According to Endo’s company spokesman, Blaine Davis, the manufacturer has about 13,500 outstanding federal and state lawsuits. It already has paid almost $55 million in settlements for an unspecified number of claims.
J&J was ordered to pay more than $11 million to Linda Gross, a woman who had 18 surgeries to correct severe complications resulting from an implanted Gynecare Prolift. The manufacturer continues to battle lawsuits filed against its Ethicon unit.
The company announced that it would stop selling Gynecare mesh globally shortly after that settlement. Bard pulled its Avaulta mesh off the market in 2012.
J&J is one of the companies with the most claims against it.
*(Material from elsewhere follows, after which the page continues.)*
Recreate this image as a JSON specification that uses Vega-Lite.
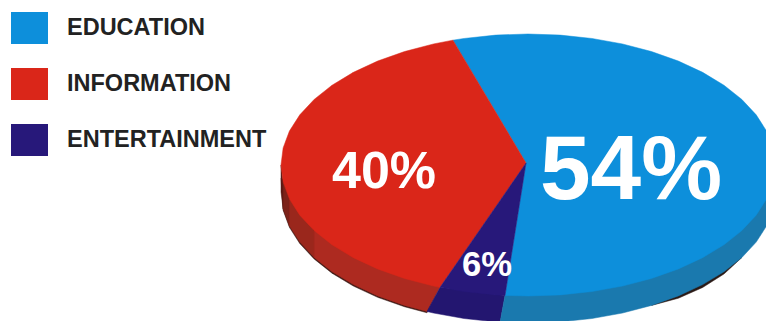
{
  "$schema": "https://vega.github.io/schema/vega-lite/v6.json",
  "width": 766,
  "height": 321,
  "padding": 0,
  "autosize": {"type": "none"},
  "background": "#ffffff",
  "config": {"view": {"stroke": null}},
  "datasets": {
    "side": [
      {"band":"rim","i":0,"x":-1,"y":-0.1},{"band":"rim","i":1,"x":-0.9914,"y":-0.345},{"band":"rim","i":2,"x":-0.9659,"y":-0.476},{"band":"rim","i":3,"x":-0.9239,"y":-0.6},{"band":"rim","i":4,"x":-0.866,"y":-0.717},{"band":"rim","i":5,"x":-0.7934,"y":-0.826},{"band":"rim","i":6,"x":-0.7071,"y":-0.924},{"band":"rim","i":7,"x":-0.6088,"y":-1.01},{"band":"rim","i":8,"x":-0.5,"y":-1.082},{"band":"rim","i":9,"x":-0.409,"y":-1.128},{"band":"rim","i":10,"x":-0.356,"y":-0.9},
      {"band":"shadow","i":0,"x":0.5,"y":-1.072},{"band":"shadow","i":1,"x":0.6088,"y":-1.017},{"band":"shadow","i":2,"x":0.7071,"y":-0.935},{"band":"shadow","i":3,"x":0.7934,"y":-0.832},{"band":"shadow","i":4,"x":0.866,"y":-0.706},{"band":"shadow","i":5,"x":0.7,"y":-0.8},
      {"band":"red1","i":0,"x":-1,"y":0},{"band":"red1","i":1,"x":-1,"y":-0.206},{"band":"red1","i":2,"x":-0.9914,"y":-0.3355},{"band":"red1","i":3,"x":-0.9914,"y":-0.1305},
      {"band":"red2","i":0,"x":-0.9914,"y":-0.1305},{"band":"red2","i":1,"x":-0.9914,"y":-0.3355},{"band":"red2","i":2,"x":-0.9659,"y":-0.4648},{"band":"red2","i":3,"x":-0.9659,"y":-0.2588},
      {"band":"red3","i":0,"x":-0.9659,"y":-0.2588},{"band":"red3","i":1,"x":-0.9659,"y":-0.4648},{"band":"red3","i":2,"x":-0.9239,"y":-0.5887},{"band":"red3","i":3,"x":-0.866,"y":-0.706},{"band":"red3","i":4,"x":-0.866,"y":-0.5},
      {"band":"red4","i":0,"x":-0.866,"y":-0.5},{"band":"red4","i":1,"x":-0.866,"y":-0.706},{"band":"red4","i":2,"x":-0.7934,"y":-0.8148},{"band":"red4","i":3,"x":-0.7071,"y":-0.9131},{"band":"red4","i":4,"x":-0.6088,"y":-0.9994},{"band":"red4","i":5,"x":-0.5,"y":-1.072},{"band":"red4","i":6,"x":-0.409,"y":-1.1185},{"band":"red4","i":7,"x":-0.356,"y":-0.934},
      {"band":"navy","i":0,"x":-0.356,"y":-0.934},{"band":"navy","i":1,"x":-0.409,"y":-1.1185},{"band":"navy","i":2,"x":-0.3827,"y":-1.1299},{"band":"navy","i":3,"x":-0.2588,"y":-1.1719},{"band":"navy","i":4,"x":-0.1305,"y":-1.1974},{"band":"navy","i":5,"x":-0.113,"y":-1.1996},{"band":"navy","i":6,"x":-0.093,"y":-0.9957},
      {"band":"blue","i":0,"x":-0.093,"y":-0.9957},{"band":"blue","i":1,"x":-0.113,"y":-1.1996},{"band":"blue","i":2,"x":0,"y":-1.206},{"band":"blue","i":3,"x":0.1305,"y":-1.1974},{"band":"blue","i":4,"x":0.2588,"y":-1.1719},{"band":"blue","i":5,"x":0.3827,"y":-1.1299},{"band":"blue","i":6,"x":0.5,"y":-1.072},{"band":"blue","i":7,"x":0.6088,"y":-0.9994},{"band":"blue","i":8,"x":0.7071,"y":-0.9131},{"band":"blue","i":9,"x":0.7934,"y":-0.8148},{"band":"blue","i":10,"x":0.866,"y":-0.706},{"band":"blue","i":11,"x":0.9239,"y":-0.5887},{"band":"blue","i":12,"x":0.9659,"y":-0.4648},{"band":"blue","i":13,"x":0.9914,"y":-0.3355},{"band":"blue","i":14,"x":1,"y":-0.206},{"band":"blue","i":15,"x":1,"y":0}
    ],
    "top": [
      {"slice":"EDUCATION","i":0,"x":-0.008,"y":0.015},{"slice":"EDUCATION","i":1,"x":-0.304,"y":0.953},{"slice":"EDUCATION","i":2,"x":-0.2588,"y":0.9659},{"slice":"EDUCATION","i":3,"x":-0.1305,"y":0.9914},{"slice":"EDUCATION","i":4,"x":0,"y":1},{"slice":"EDUCATION","i":5,"x":0.1305,"y":0.9914},{"slice":"EDUCATION","i":6,"x":0.2588,"y":0.9659},{"slice":"EDUCATION","i":7,"x":0.3827,"y":0.9239},{"slice":"EDUCATION","i":8,"x":0.5,"y":0.866},{"slice":"EDUCATION","i":9,"x":0.6088,"y":0.7934},{"slice":"EDUCATION","i":10,"x":0.7071,"y":0.7071},{"slice":"EDUCATION","i":11,"x":0.7934,"y":0.6088},{"slice":"EDUCATION","i":12,"x":0.866,"y":0.5},{"slice":"EDUCATION","i":13,"x":0.9239,"y":0.3827},{"slice":"EDUCATION","i":14,"x":0.9659,"y":0.2588},{"slice":"EDUCATION","i":15,"x":0.9914,"y":0.1305},{"slice":"EDUCATION","i":16,"x":1,"y":0},{"slice":"EDUCATION","i":17,"x":0.9914,"y":-0.1305},{"slice":"EDUCATION","i":18,"x":0.9659,"y":-0.2588},{"slice":"EDUCATION","i":19,"x":0.9239,"y":-0.3827},{"slice":"EDUCATION","i":20,"x":0.866,"y":-0.5},{"slice":"EDUCATION","i":21,"x":0.7934,"y":-0.6088},{"slice":"EDUCATION","i":22,"x":0.7071,"y":-0.7071},{"slice":"EDUCATION","i":23,"x":0.6088,"y":-0.7934},{"slice":"EDUCATION","i":24,"x":0.5,"y":-0.866},{"slice":"EDUCATION","i":25,"x":0.3827,"y":-0.9239},{"slice":"EDUCATION","i":26,"x":0.2588,"y":-0.9659},{"slice":"EDUCATION","i":27,"x":0.1305,"y":-0.9914},{"slice":"EDUCATION","i":28,"x":0,"y":-1},{"slice":"EDUCATION","i":29,"x":-0.093,"y":-0.9957},
      {"slice":"INFORMATION","i":0,"x":-0.008,"y":0.015},{"slice":"INFORMATION","i":1,"x":-0.304,"y":0.953},{"slice":"INFORMATION","i":2,"x":-0.3827,"y":0.9239},{"slice":"INFORMATION","i":3,"x":-0.5,"y":0.866},{"slice":"INFORMATION","i":4,"x":-0.6088,"y":0.7934},{"slice":"INFORMATION","i":5,"x":-0.7071,"y":0.7071},{"slice":"INFORMATION","i":6,"x":-0.7934,"y":0.6088},{"slice":"INFORMATION","i":7,"x":-0.866,"y":0.5},{"slice":"INFORMATION","i":8,"x":-0.9239,"y":0.3827},{"slice":"INFORMATION","i":9,"x":-0.9659,"y":0.2588},{"slice":"INFORMATION","i":10,"x":-0.9914,"y":0.1305},{"slice":"INFORMATION","i":11,"x":-1,"y":0},{"slice":"INFORMATION","i":12,"x":-0.9914,"y":-0.1305},{"slice":"INFORMATION","i":13,"x":-0.9659,"y":-0.2588},{"slice":"INFORMATION","i":14,"x":-0.9239,"y":-0.3827},{"slice":"INFORMATION","i":15,"x":-0.866,"y":-0.5},{"slice":"INFORMATION","i":16,"x":-0.7934,"y":-0.6088},{"slice":"INFORMATION","i":17,"x":-0.7071,"y":-0.7071},{"slice":"INFORMATION","i":18,"x":-0.6088,"y":-0.7934},{"slice":"INFORMATION","i":19,"x":-0.5,"y":-0.866},{"slice":"INFORMATION","i":20,"x":-0.3827,"y":-0.9239},{"slice":"INFORMATION","i":21,"x":-0.356,"y":-0.934},
      {"slice":"ENTERTAINMENT","i":0,"x":-0.008,"y":0.015},{"slice":"ENTERTAINMENT","i":1,"x":-0.356,"y":-0.934},{"slice":"ENTERTAINMENT","i":2,"x":-0.2588,"y":-0.9659},{"slice":"ENTERTAINMENT","i":3,"x":-0.1305,"y":-0.9914},{"slice":"ENTERTAINMENT","i":4,"x":-0.093,"y":-0.9957}
    ],
    "shares": [
      {"slice":"EDUCATION","share":0.54,"x":0.417,"y":-0.053},
      {"slice":"INFORMATION","share":0.40,"x":-0.583,"y":-0.053},
      {"slice":"ENTERTAINMENT","share":0.06,"x":-0.166,"y":-0.771}
    ]
  },
  "encoding": {
    "x": {"field":"x","type":"quantitative","axis":null,"scale":{"domain":[-2.1377,0.9636],"nice":false,"zero":false}},
    "y": {"field":"y","type":"quantitative","axis":null,"scale":{"domain":[-1.1908,1.2595],"nice":false,"zero":false}}
  },
  "layer": [
    {
      "data": {"name":"side"},
      "mark": {"type":"line","interpolate":"linear-closed","clip":true,"strokeWidth":0.5},
      "encoding": {
        "order": {"field":"i","type":"quantitative"},
        "fill": {"field":"band","type":"nominal","legend":null,"scale":{"domain":["rim","shadow","red1","red2","red3","red4","navy","blue"],"range":["#3a1712","#2a1a16","#5a1a14","#7c2219","#9a271c","#ad2a20","#231670","#1a79ae"]}},
        "stroke": {"field":"band","type":"nominal","legend":null,"scale":{"domain":["rim","shadow","red1","red2","red3","red4","navy","blue"],"range":["#3a1712","#2a1a16","#5a1a14","#7c2219","#9a271c","#ad2a20","#231670","#1a79ae"]}}
      }
    },
    {
      "data": {"name":"top"},
      "mark": {"type":"line","interpolate":"linear-closed","clip":true,"strokeWidth":0.5},
      "encoding": {
        "order": {"field":"i","type":"quantitative"},
        "fill": {
          "field":"slice","type":"nominal",
          "scale":{"domain":["EDUCATION","INFORMATION","ENTERTAINMENT"],"range":["#0d8fdb","#da2619","#27187a"]},
          "legend":{
            "title":null,"orient":"none","legendX":11,"legendY":9.5,
            "symbolType":"M-1,-0.865H1V0.865H-1Z","symbolSize":1369,"symbolStrokeWidth":0,
            "labelFont":"Liberation Sans","labelFontWeight":"bold","labelFontSize":23.5,"labelColor":"#222222",
            "labelOffset":19,"rowPadding":21,"labelLimit":300
          }
        },
        "stroke": {"field":"slice","type":"nominal","legend":null,"scale":{"domain":["EDUCATION","INFORMATION","ENTERTAINMENT"],"range":["#0d8fdb","#da2619","#27187a"]}}
      }
    },
    {
      "data": {"name":"shares"},
      "mark": {"type":"text","font":"Liberation Sans","fontWeight":"bold","color":"#ffffff","align":"center","baseline":"middle"},
      "encoding": {
        "text": {"field":"share","type":"quantitative","format":".0%"},
        "size": {"field":"slice","type":"nominal","legend":null,"scale":{"type":"ordinal","domain":["EDUCATION","INFORMATION","ENTERTAINMENT"],"range":[91,52,34.6]}}
      }
    }
  ],
  "resolve": {"scale":{"fill":"independent","stroke":"independent"}}
}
Bloomberg reports that as of June 2013, the total claims against the manufacturer totaled more than 12,000.
Sheri Woodruff, spokeswoman for the Ethicon unit in New Jersey, told Bloomberg the company is now “focusing on trying to efficiently manage thousands of unverified and possibly unfounded complaints.” Woodruff added the company will “request dismissal of meritless claims.”
Some women who suffered complications from J&J’s products are outraged at the news of the company’s lack of participation in settlement talks.
“We ladies were seriously injured due to their unsafe and potentially deadly TVT mesh,” Sawyer told Drugwatch. “TVT [mesh] was never tested for chemical compatibility in humans, and because of that, we are living a nightmare of quickly depleting immune systems, as well as pelvic floor nerve damage, tissue damage and remarkable pain.”
In the meantime, Judge Goodwin is determined to expedite these cases. In a September hearing, Goodwin said he was considering combining multiple lawsuits for trial.
“I’m going to keep the bulldozer moving to deal with these cases,” Goodwin told Bloomberg.